__Exercise directions__: Filter the data below for the string "chart" and copy each matching line.

-- Begin --

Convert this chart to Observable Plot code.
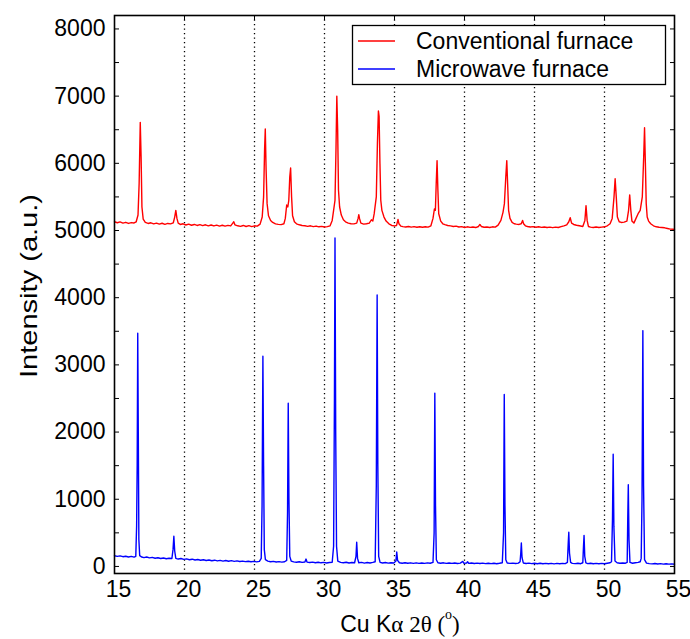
<!DOCTYPE html>
<html><head><meta charset="utf-8">
<script src="https://cdn.jsdelivr.net/npm/d3@7"></script>
<script src="https://cdn.jsdelivr.net/npm/@observablehq/plot@0.6"></script>
<style>body{margin:0;background:#fff} #chart{width:690px;height:639px}</style>
</head><body><div id="chart"></div>
<script>
// [2θ (deg), intensity (a.u.)]
const conventionalXRD = [
[15.0,5130],[15.2,5115],[15.4,5128],[15.6,5110],[15.8,5122],[16.0,5105],[16.2,5118],[16.4,5112],[16.55,5130],[16.68,5230],[16.76,5700],[16.84,6610],[16.9,6100],[16.96,5350],[17.05,5170],[17.2,5120],[17.4,5105],[17.6,5115],[17.8,5098],[18.0,5110],[18.2,5095],[18.4,5108],[18.6,5092],[18.8,5105],[19.0,5098],[19.2,5115],[19.3,5200],[19.38,5300],[19.46,5180],[19.55,5110],[19.7,5090],[19.9,5100],
[20.1,5082],[20.3,5095],[20.5,5078],[20.7,5090],[20.9,5075],[21.1,5088],[21.3,5072],[21.5,5085],[21.7,5070],[21.9,5082],[22.1,5068],[22.3,5080],[22.5,5066],[22.7,5078],[22.9,5065],[23.1,5076],[23.3,5068],[23.45,5110],[23.52,5130],[23.6,5085],[23.8,5070],[24.0,5062],[24.2,5075],[24.4,5060],[24.6,5072],[24.8,5058],[25.0,5070],[25.2,5065],[25.4,5095],[25.55,5200],[25.65,5500],[25.72,6200],[25.77,6510],[25.83,5900],[25.9,5400],[26.0,5220],[26.15,5150],[26.3,5120],[26.5,5098],[26.7,5092],[26.9,5088],[27.1,5100],[27.2,5180],[27.3,5380],[27.38,5350],[27.45,5450],[27.52,5800],[27.58,5930],[27.65,5500],[27.72,5220],[27.85,5130],[28.0,5100],[28.2,5085],[28.4,5075],[28.6,5070],[28.8,5062],[29.0,5070],[29.2,5058],[29.4,5066],[29.6,5055],[29.8,5062],
[30.0,5052],[30.2,5058],[30.4,5070],[30.55,5150],[30.65,5300],[30.75,5450],[30.82,6200],[30.88,7000],[30.94,6500],[31.0,5600],[31.08,5350],[31.2,5230],[31.35,5160],[31.5,5130],[31.7,5110],[31.9,5100],[32.1,5098],[32.3,5110],[32.4,5180],[32.45,5235],[32.5,5180],[32.6,5110],[32.8,5095],[33.0,5100],[33.2,5110],[33.35,5160],[33.45,5140],[33.55,5250],[33.7,5500],[33.78,6300],[33.85,6780],[33.9,6700],[33.96,6000],[34.02,5450],[34.1,5300],[34.25,5200],[34.4,5140],[34.6,5100],[34.8,5075],[35.0,5068],[35.15,5075],[35.25,5165],[35.32,5100],[35.45,5065],[35.6,5058],[35.8,5052],[36.0,5060],[36.2,5050],[36.4,5058],[36.6,5048],[36.8,5056],[37.0,5048],[37.2,5055],[37.4,5050],[37.6,5070],[37.75,5180],[37.85,5320],[37.92,5300],[37.98,5700],[38.04,6040],[38.1,5600],[38.16,5250],[38.3,5140],[38.45,5100],[38.6,5088],[38.8,5075],[39.0,5068],[39.2,5060],[39.4,5065],[39.6,5052],[39.8,5058],
[40.0,5045],[40.2,5055],[40.4,5046],[40.6,5052],[40.8,5044],[41.0,5060],[41.1,5090],[41.2,5060],[41.4,5048],[41.6,5052],[41.8,5045],[42.0,5055],[42.2,5050],[42.4,5080],[42.6,5150],[42.75,5270],[42.85,5400],[42.95,5800],[43.02,6040],[43.08,5700],[43.15,5300],[43.25,5180],[43.4,5120],[43.55,5100],[43.7,5095],[43.9,5090],[44.05,5100],[44.15,5150],[44.22,5100],[44.35,5070],[44.5,5060],[44.7,5052],[44.9,5058],[45.1,5048],[45.3,5055],[45.5,5046],[45.7,5052],[45.9,5044],[46.1,5050],[46.3,5042],[46.5,5050],[46.7,5045],[46.9,5058],[47.1,5070],[47.3,5085],[47.45,5130],[47.55,5190],[47.65,5110],[47.8,5090],[48.0,5078],[48.2,5070],[48.45,5060],[48.6,5150],[48.68,5370],[48.76,5150],[48.85,5060],[49.0,5050],[49.2,5045],[49.4,5052],[49.6,5044],[49.8,5050],
[50.0,5055],[50.2,5070],[50.4,5100],[50.55,5180],[50.68,5500],[50.76,5770],[50.84,5500],[50.92,5200],[51.05,5130],[51.2,5120],[51.4,5125],[51.6,5140],[51.72,5300],[51.8,5530],[51.88,5300],[51.96,5140],[52.1,5110],[52.25,5180],[52.4,5250],[52.55,5300],[52.7,5500],[52.8,6100],[52.86,6530],[52.92,6000],[52.98,5400],[53.05,5200],[53.15,5140],[53.3,5100],[53.5,5070],[53.7,5055],[53.9,5048],[54.1,5045],[54.3,5040],[54.5,5030],[54.7,5020],[54.9,5018],[55.0,5015]
];
const microwaveXRD = [
[15.0,160],[15.2,150],[15.4,158],[15.6,145],[15.8,152],[16.0,140],[16.2,150],[16.4,138],[16.52,150],[16.58,600],[16.62,1500],[16.66,3470],[16.7,2000],[16.74,400],[16.8,160],[16.95,140],[17.1,132],[17.3,140],[17.5,128],[17.7,135],[17.9,122],[18.1,130],[18.3,118],[18.5,126],[18.7,115],[18.9,122],[19.1,118],[19.18,250],[19.24,450],[19.3,230],[19.38,120],[19.55,110],[19.75,118],[19.95,105],
[20.15,112],[20.35,100],[20.55,108],[20.75,96],[20.95,104],[21.15,92],[21.35,100],[21.55,88],[21.75,96],[21.95,85],[22.15,93],[22.35,82],[22.55,90],[22.75,80],[22.95,88],[23.15,78],[23.35,86],[23.55,76],[23.75,83],[23.95,74],[24.15,80],[24.35,72],[24.55,78],[24.75,70],[24.95,76],[25.15,68],[25.35,75],[25.48,120],[25.54,900],[25.6,3130],[25.65,1500],[25.7,250],[25.78,100],[25.95,80],[26.15,70],[26.35,76],[26.55,66],[26.75,72],[26.95,64],[27.15,70],[27.3,90],[27.36,800],[27.41,2430],[27.46,1000],[27.52,150],[27.62,80],[27.8,68],[28.0,62],[28.2,70],[28.4,60],[28.6,66],[28.68,110],[28.75,65],[28.95,58],[29.15,64],[29.35,55],[29.55,62],[29.75,54],[29.95,60],
[30.15,52],[30.35,58],[30.55,62],[30.65,300],[30.71,2500],[30.75,4890],[30.8,2000],[30.86,300],[30.95,80],[31.15,60],[31.35,55],[31.55,62],[31.75,52],[31.95,58],[32.15,55],[32.25,150],[32.3,360],[32.36,120],[32.45,55],[32.65,60],[32.85,50],[33.05,58],[33.25,52],[33.45,60],[33.62,70],[33.7,1200],[33.76,4040],[33.81,1500],[33.87,150],[33.97,60],[34.15,52],[34.35,58],[34.55,50],[34.75,56],[34.95,52],[35.1,80],[35.16,215],[35.22,90],[35.35,55],[35.55,48],[35.75,55],[35.95,47],[36.15,54],[36.35,46],[36.55,53],[36.75,45],[36.95,52],[37.15,46],[37.35,53],[37.55,47],[37.75,60],[37.83,500],[37.88,2580],[37.93,900],[37.99,100],[38.1,55],[38.3,48],[38.5,54],[38.7,46],[38.9,52],[39.1,45],[39.3,51],[39.5,44],[39.7,50],[39.88,75],[39.95,48],
[40.15,52],[40.22,70],[40.3,46],[40.5,52],[40.7,44],[40.9,50],[41.1,43],[41.3,49],[41.5,42],[41.7,48],[41.9,42],[42.1,48],[42.3,41],[42.5,47],[42.7,55],[42.79,500],[42.84,2560],[42.89,900],[42.95,100],[43.05,52],[43.25,45],[43.45,50],[43.65,43],[43.85,49],[43.97,70],[44.02,200],[44.06,348],[44.11,130],[44.2,52],[44.4,44],[44.6,49],[44.8,42],[45.0,48],[45.2,41],[45.4,47],[45.6,40],[45.8,46],[46.0,40],[46.2,46],[46.4,39],[46.6,45],[46.8,40],[47.0,46],[47.2,42],[47.35,60],[47.41,350],[47.45,510],[47.5,200],[47.58,60],[47.7,45],[47.9,42],[48.1,47],[48.3,41],[48.45,55],[48.5,300],[48.54,462],[48.59,150],[48.67,52],[48.8,42],[49.0,47],[49.2,40],[49.4,46],[49.6,40],[49.8,45],
[50.0,41],[50.2,48],[50.4,55],[50.5,70],[50.57,700],[50.62,1670],[50.67,600],[50.75,80],[50.9,55],[51.1,48],[51.3,52],[51.5,48],[51.62,60],[51.66,700],[51.7,1215],[51.75,400],[51.82,60],[52.0,48],[52.2,55],[52.4,60],[52.55,70],[52.62,120],[52.68,1000],[52.74,3510],[52.79,1200],[52.86,100],[53.0,50],[53.2,42],[53.4,38],[53.6,44],[53.8,36],[54.0,42],[54.2,35],[54.4,40],[54.6,34],[54.8,38],[55.0,33]
];
const seriesNames = ["Conventional furnace", "Microwave furnace"];
const seriesColors = ["#ff0000", "#0000ff"];
const xTicks = [15, 20, 25, 30, 35, 40, 45, 50, 55];
const xGridLines = [20, 25, 30, 35, 40, 45, 50];
const yTicks = [0, 1000, 2000, 3000, 4000, 5000, 6000, 7000, 8000];
const yMinorTicks = [0, 500, 1000, 1500, 2000, 2500, 3000, 3500, 4000, 4500, 5000, 5500, 6000, 6500, 7000, 7500, 8000];

const rows = [
  ...conventionalXRD.map(([t, v]) => ({series: seriesNames[0], t, v})),
  ...microwaveXRD.map(([t, v]) => ({series: seriesNames[1], t, v}))
];

const sans = "'Liberation Sans', Arial, Helvetica, sans-serif";
const serif = "'Liberation Serif', 'Times New Roman', serif";

const svg = Plot.plot({
  width: 690, height: 639,
  marginLeft: 114, marginRight: 16, marginTop: 15, marginBottom: 66,
  style: {fontFamily: sans, fontSize: "24px", color: "#000", background: "#fff", overflow: "visible"},
  x: {domain: [15, 55]},
  y: {domain: [-105, 8200]},
  color: {domain: seriesNames, range: seriesColors},
  marks: [
    Plot.gridX(xGridLines, {stroke: "#000", strokeOpacity: 1, strokeWidth: 1.3, strokeDasharray: "1.3,3.2"}),
    Plot.line(rows, {x: "t", y: "v", z: "series", stroke: "series", strokeWidth: 1.4}),
    Plot.axisY(yTicks, {tickSize: 0, tickPadding: 9, label: null, fontSize: 23, tickFormat: d3.format("d")}),
    Plot.axisY(yMinorTicks, {tickSize: -5, tickFormat: () => "", label: null}),
    Plot.axisY(yMinorTicks, {anchor: "right", tickSize: -5, tickFormat: () => "", label: null}),
    Plot.axisX(xTicks, {tickSize: 0, tickPadding: 7, label: null, fontSize: 23, dx: 4, tickFormat: d3.format("d")}),
    Plot.axisX(xTicks, {anchor: "top", tickSize: -4, tickFormat: () => "", label: null}),
    Plot.frame({stroke: "#000", strokeWidth: 1.6})
  ]
});
document.getElementById("chart").appendChild(svg);

const s = d3.select(svg);
// y-axis title
s.append("text")
  .attr("transform", "translate(28,286) rotate(-90)")
  .attr("text-anchor", "middle").attr("dominant-baseline", "central")
  .attr("font-family", sans).attr("font-size", 24).attr("fill", "#000")
  .attr("textLength", 184).attr("lengthAdjust", "spacingAndGlyphs")
  .text("Intensity (a.u.)");
// x-axis title
const xt = s.append("text")
  .attr("x", 400).attr("y", 624)
  .attr("text-anchor", "middle").attr("dominant-baseline", "central")
  .attr("font-size", 23).attr("fill", "#000");
xt.append("tspan").attr("font-family", sans).text("Cu K");
xt.append("tspan").attr("font-family", serif).text("α 2θ (");
xt.append("tspan").attr("font-family", serif).attr("font-size", 14).attr("dy", -10).text("o");
xt.append("tspan").attr("font-family", serif).attr("dy", 10).text(")");
// legend
const lg = s.append("g").attr("text-anchor", "start");
lg.append("rect").attr("x", 352.5).attr("y", 25.5).attr("width", 313).attr("height", 59)
  .attr("fill", "#fff").attr("stroke", "#000").attr("stroke-width", 1.3);
seriesNames.forEach((name, i) => {
  const yy = 41 + i * 28;
  lg.append("path").attr("d", `M358,${yy}H395`)
    .attr("fill", "none").attr("stroke", seriesColors[i]).attr("stroke-width", 1.3);
  lg.append("text").attr("x", 416).attr("y", yy).attr("dominant-baseline", "central")
    .attr("text-anchor", "start")
    .attr("font-family", sans).attr("font-size", 23).attr("fill", "#000").text(name);
});
</script>
</body></html>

-- End --

__In response__:
Convert this chart to Observable Plot code.
<style>body{margin:0;background:#fff} #chart{width:690px;height:639px}</style>
</head><body><div id="chart"></div>
document.getElementById("chart").appendChild(svg);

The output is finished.